(Plotting code records)
begin

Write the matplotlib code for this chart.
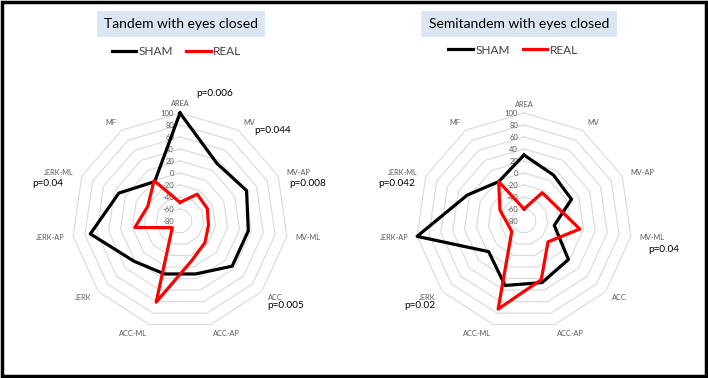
import numpy as np
import matplotlib.pyplot as plt
import matplotlib.transforms as mtransforms
from matplotlib.patches import Rectangle

plt.rcParams['font.family'] = ['Lato', 'DejaVu Sans']

# datos
categories = ["AREA", "MV", "MV-AP", "MV-ML", "ACC", "ACC-AP",
              "ACC-ML", "JERK", "JERK-AP", "JERK-ML", "MF"]
tandem_sham = [100, 34, 42, 35, 35, 12, 12, 22, 71, 32, -2]
tandem_real = [-49, -27, -30, -32, -25, -11, 61, -63, -4, -21, 0]
semi_sham = [30, 11, 7, -29, 18, 27, 32, -2, 100, 24, -2]
semi_real = [-60, -24, -21, 14, -27, 22, 73, -53, -52, -36, -2]

grid_levels = [-60, -40, -20, 0, 20, 40, 60, 80, 100]
tick_levels = [-80, -60, -40, -20, 0, 20, 40, 60, 80, 100]

tandem_pvals = [("p=0.006", 215, 93), ("p=0.044", 273, 131), ("p=0.008", 308, 183),
                ("p=0.005", 286, 306), ("p=0.04", 48, 184)]
semi_pvals = [("p=0.042", 397, 184), ("p=0.04", 664, 250), ("p=0.02", 420, 306)]

W, H = 708, 378
fig = plt.figure(figsize=(W / 100, H / 100), dpi=100)

def radar(ax, sham, real):
    n = len(categories)
    ang = np.linspace(0, 2 * np.pi, n, endpoint=False)
    ang_c = np.append(ang, ang[0])
    ax.set_theta_zero_location('N')
    ax.set_theta_direction(-1)
    ax.set_ylim(-80, 100)
    for lv in grid_levels:
        ax.plot(ang_c, [lv] * (n + 1), color='#d9d9d9', lw=0.8, zorder=1, clip_on=False)
    l1, = ax.plot(ang_c, sham + [sham[0]], color='black', lw=2.3, zorder=3,
                  label='SHAM', clip_on=False)
    l2, = ax.plot(ang_c, real + [real[0]], color='#ff0000', lw=2.3, zorder=4,
                  label='REAL', clip_on=False)
    ax.set_axis_off()
    off = mtransforms.offset_copy(ax.transData, fig=fig, x=-6, y=0, units='dots')
    for lv in tick_levels:
        ax.text(0, lv, str(lv), transform=off, ha='right', va='center',
                fontsize=5.5, color='#595959', zorder=2)
    for a, c in zip(ang, categories):
        s = np.sin(a)
        ha = 'left' if s > 0.2 else ('right' if s < -0.2 else 'center')
        ax.text(a, 115, c, ha=ha, va='center', fontsize=5.3, color='#595959')
    return l1, l2

ax1 = fig.add_axes([72 / W, 1 - 329 / H, 216 / W, 216 / H], projection='polar')
ax2 = fig.add_axes([416 / W, 1 - 329 / H, 216 / W, 216 / H], projection='polar')
h1 = radar(ax1, tandem_sham, tandem_real)
h2 = radar(ax2, semi_sham, semi_real)

# titulos con caja azul
for (x0, x1, txt) in [(97, 265, "Tandem with eyes closed"), (421, 617, "Semitandem with eyes closed")]:
    fig.patches.append(Rectangle((x0 / W, 1 - 37 / H), (x1 - x0) / W, 26 / H,
                                 transform=fig.transFigure, facecolor='#dce6f2',
                                 edgecolor='none', zorder=0))
    fig.text((x0 + x1) / 2 / W, 1 - 24.5 / H, txt, ha='center', va='center', fontsize=10)

# leyendas
for hh, cx, cy in [(h1, 176.5, 51.5), (h2, 513, 50)]:
    fig.legend(handles=list(hh), loc='center', bbox_to_anchor=(cx / W, 1 - cy / H),
               ncol=2, frameon=False, fontsize=8.5, handlelength=2.1,
               handletextpad=0.2, columnspacing=1.1, labelcolor='#404040')

for txt, x, y in tandem_pvals + semi_pvals:
    fig.text(x / W, 1 - y / H, txt, ha='center', va='center', fontsize=7.2)

fig.patches.append(Rectangle((0.003, 0.005), 0.994, 0.99, transform=fig.transFigure,
                             fill=False, lw=2.5, edgecolor='black'))

fig.savefig('out.png', dpi=100)
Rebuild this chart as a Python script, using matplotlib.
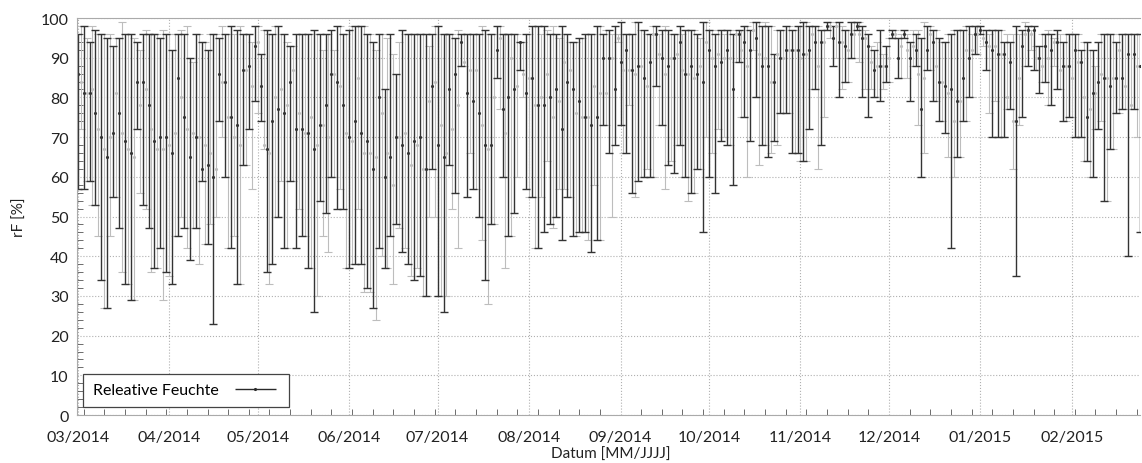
import numpy as np
import pandas as pd
import matplotlib
matplotlib.use("Agg")
import matplotlib.pyplot as plt
import matplotlib.dates as mdates
from matplotlib.ticker import MultipleLocator
from matplotlib.legend_handler import HandlerErrorbar

plt.rcParams['font.family'] = ['Lato', 'DejaVu Sans']

# daily relative humidity: max / min / mean per month
mar_max = [96,98,98,95,94,98,97,96,96,96,95,96,93,95,95,99,96,96,96,95,94,92,96,97,96,96,96,96,95,97,96]
mar_min = [57,72,57,59,59,53,53,45,34,27,27,45,55,55,47,36,33,33,29,29,72,56,53,52,47,36,37,37,42,29,36]
mar_mean = [86,84,81,81,81,82,76,72,70,67,65,70,71,81,76,71,69,67,66,65,84,78,84,82,78,72,69,67,70,67,70]

apr_max = [96,92,96,96,97,96,98,90,89,96,96,94,94,92,96,96,96,95,98,96,96,98,96,97,98,96,96,96,94,98]
apr_min = [35,33,45,45,50,47,42,39,47,47,38,59,43,43,48,23,50,74,70,60,42,42,45,33,33,63,63,72,57,79]
apr_mean = [68,66,71,85,80,75,72,65,71,70,70,62,68,63,66,60,62,86,84,84,75,75,70,73,68,87,87,88,83,93]

may_max = [98,91,97,97,96,96,98,98,96,96,94,93,93,96,96,96,96,96,96,97,96,96,92,96,96,97,92,98,98,96,96]
may_min = [76,74,67,36,33,38,50,50,59,42,42,59,59,42,52,45,45,37,37,26,30,54,45,51,41,60,60,52,57,52,37]
may_mean = [94,83,68,67,66,74,80,77,82,76,78,84,87,72,76,72,71,71,75,67,68,73,73,78,70,86,86,84,83,78,71]

jun_max = [97,98,98,98,98,98,96,96,94,92,96,96,82,95,96,91,86,94,97,96,96,96,96,96,96,96,96,93,96,98]
jun_min = [37,38,38,52,38,31,32,31,27,24,42,40,37,37,45,33,48,47,41,42,38,35,34,37,35,30,30,50,62,50]
jun_mean = [70,69,74,85,71,66,69,66,62,65,80,76,60,66,65,58,70,70,68,71,66,63,69,68,70,62,62,79,83,84]

jul_max = [98,96,96,96,96,96,95,97,96,96,96,96,96,96,96,98,97,96,96,96,98,98,96,96,96,96,96,96,94,94,96]
jul_min = [30,30,26,30,63,52,56,42,88,88,55,66,57,57,50,44,34,28,48,48,85,77,60,37,45,45,51,60,87,80,57]
jul_mean = [68,73,65,66,82,72,86,78,94,89,81,87,79,87,76,73,68,67,68,80,92,95,77,71,80,90,82,83,94,86,81]

aug_max = [96,98,98,98,96,98,97,96,98,96,95,98,96,96,94,94,94,95,95,96,96,96,96,98,98,96,97,97,96,98,96]
aug_min = [55,55,42,42,55,46,64,48,47,50,57,44,57,55,55,45,45,46,46,46,44,41,58,44,44,73,73,66,50,68,94]
aug_mean = [85,85,78,78,80,78,86,80,75,82,79,72,89,84,87,82,76,79,75,75,75,73,83,75,81,90,81,90,90,82,95]

sep_max = [99,96,96,96,96,99,99,97,97,96,96,98,98,96,97,98,97,96,96,96,98,96,97,97,97,97,96,95,99,99]
sep_min = [73,66,66,78,56,55,59,60,60,62,60,60,83,73,73,57,63,64,61,68,68,60,60,54,56,56,62,62,46,70]
sep_mean = [89,87,92,87,87,86,88,88,85,83,89,96,96,91,90,86,88,90,90,91,94,87,86,86,88,85,86,88,84,94]

oct_max = [97,97,96,97,97,96,97,97,96,97,97,97,98,98,97,99,99,99,98,99,98,98,91,97,97,97,98,98,97,97,98]
oct_min = [60,66,56,72,69,70,68,68,58,89,89,75,75,60,69,92,80,63,68,68,65,66,69,68,76,76,76,76,66,66,66]
oct_mean = [92,90,88,91,89,90,92,90,82,96,96,92,94,88,92,97,95,91,88,90,88,84,84,91,90,90,92,92,92,92,92]

nov_max = [98,99,99,98,98,98,98,97,97,99,99,98,99,99,98,97,97,99,99,99,99,98,97,96,93,92,94,97,91,93]
nov_min = [64,64,64,72,82,82,62,68,75,97,95,88,90,80,82,84,84,90,90,97,89,80,82,75,82,80,80,79,82,84]
nov_mean = [90,91,91,92,96,94,88,94,94,98,98,95,98,94,94,93,92,96,96,98,96,95,95,93,89,87,88,88,88,88]

dec_max = [95,97,97,95,96,97,96,94,97,96,97,95,99,98,98,97,97,95,94,94,96,96,97,97,97,97,98,98,96,98,98]
dec_min = [84,95,95,85,85,95,85,79,88,88,73,60,66,87,87,79,79,74,74,71,65,42,60,65,65,74,74,80,80,91,91]
dec_mean = [90,96,96,90,93,96,92,90,93,92,86,77,85,92,96,94,88,84,84,83,81,82,74,79,79,85,92,90,92,96,96]

jan_max = [98,97,97,96,97,97,97,97,94,96,94,96,98,96,97,99,98,97,98,93,93,96,96,97,96,95,97,96,94,96,96]
jan_min = [96,93,87,76,70,79,70,70,70,77,77,62,35,73,75,88,88,92,87,87,81,84,84,78,78,88,82,82,74,74,75]
jan_mean = [97,95,94,93,92,93,91,91,91,80,89,74,74,85,93,96,97,96,97,90,90,88,93,90,92,94,94,87,88,88,88]

feb_max = [96,96,96,92,94,94,92,92,88,94,96,96,96,96,96,94,96,96,96,96,96,96,96,96]
feb_min = [75,70,70,70,64,64,60,60,72,72,74,54,54,67,67,76,76,77,77,40,77,77,70,46]
feb_mean = [85,92,89,89,80,75,77,81,81,84,86,85,85,83,85,85,92,85,83,91,78,91,88,88]

rf_max = np.array(mar_max + apr_max + may_max + jun_max + jul_max + aug_max +
                  sep_max + oct_max + nov_max + dec_max + jan_max + feb_max, dtype=float)
rf_min = np.array(mar_min + apr_min + may_min + jun_min + jul_min + aug_min +
                  sep_min + oct_min + nov_min + dec_min + jan_min + feb_min, dtype=float)
rf_mean = np.array(mar_mean + apr_mean + may_mean + jun_mean + jul_mean + aug_mean +
                   sep_mean + oct_mean + nov_mean + dec_mean + jan_mean + feb_mean, dtype=float)
days = pd.date_range('2014-03-01', periods=len(rf_mean), freq='D')

fig = plt.figure(figsize=(11.42, 4.64), dpi=100)
ax = fig.add_axes([0.0674, 0.1034, 0.9306, 0.8556])

# alternate dark / light bars like the original print
for start, col, lw in [(1, '#bdbdbd', 0.8), (0, '#333333', 1.0)]:
    idx = np.arange(start, len(days), 2)
    ax.errorbar(days[idx], rf_mean[idx],
                yerr=[rf_mean[idx] - rf_min[idx], rf_max[idx] - rf_mean[idx]],
                fmt='.', color=col, ecolor=col, elinewidth=lw, capsize=3.0,
                capthick=lw, markersize=2.5)

ax.set_ylim(0, 100)
ax.set_xlim(pd.Timestamp('2014-02-28 18:00'), pd.Timestamp('2015-02-24 00:00'))
ax.yaxis.set_major_locator(MultipleLocator(10))
ax.yaxis.set_minor_locator(MultipleLocator(2))
ax.xaxis.set_major_locator(mdates.MonthLocator())
ax.xaxis.set_major_formatter(mdates.DateFormatter('%m/%Y'))
ax.xaxis.set_minor_locator(mdates.WeekdayLocator(byweekday=mdates.MO))
ax.tick_params(axis='y', which='major', length=0, labelsize=11.5, labelcolor='#222222', pad=6)
ax.tick_params(axis='x', which='major', length=0, labelsize=11.5, labelcolor='#222222', pad=11)
ax.tick_params(axis='both', which='minor', direction='in', length=4, color='#555555')
ax.grid(True, which='major', linestyle=':', color='#b0b0b0', linewidth=0.8)
for s in ['left', 'top', 'bottom']:
    ax.spines[s].set_color('#aaaaaa')
    ax.spines[s].set_linewidth(0.8)
ax.spines['right'].set_visible(False)

fig.text(0.535, 0.02, 'Datum [MM/JJJJ]', fontsize=11, color='#222222',
         ha='center', va='center')
ax.set_ylabel('rF [%]', fontsize=11, color='#222222', labelpad=10)

proxy = ax.errorbar([], [], xerr=[], fmt='.', color='#2a2a2a', elinewidth=1.0,
                    capsize=3.5, markersize=2.5)
leg = ax.legend([proxy], ['Releative Feuchte'], loc='lower left',
                bbox_to_anchor=(0.006, 0.02), borderaxespad=0, fontsize=11.5,
                markerfirst=False, handlelength=3.0, fancybox=False,
                framealpha=1, edgecolor='#444444', borderpad=0.6,
                handler_map={type(proxy): HandlerErrorbar(xerr_size=1.3)})
leg.get_frame().set_linewidth(0.9)

fig.savefig('out.png', dpi=100)
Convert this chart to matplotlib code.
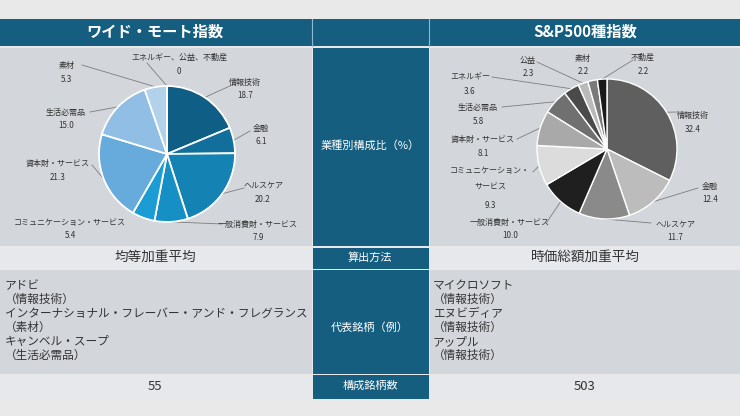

end

#### [Written problem]
Copy every line in the records above that contains the word "matplotlib".

#### [Finished exercise]
Write the matplotlib code for this chart.
import matplotlib.pyplot as plt
import matplotlib.transforms as mtransforms
from matplotlib.patches import Rectangle
Rebuild this chart as a Python script, using matplotlib.
import matplotlib
matplotlib.use("Agg")
import matplotlib.pyplot as plt
import matplotlib.dates as mdates
from matplotlib.ticker import MultipleLocator
from matplotlib.legend_handler import HandlerErrorbar
Convert this chart to matplotlib code.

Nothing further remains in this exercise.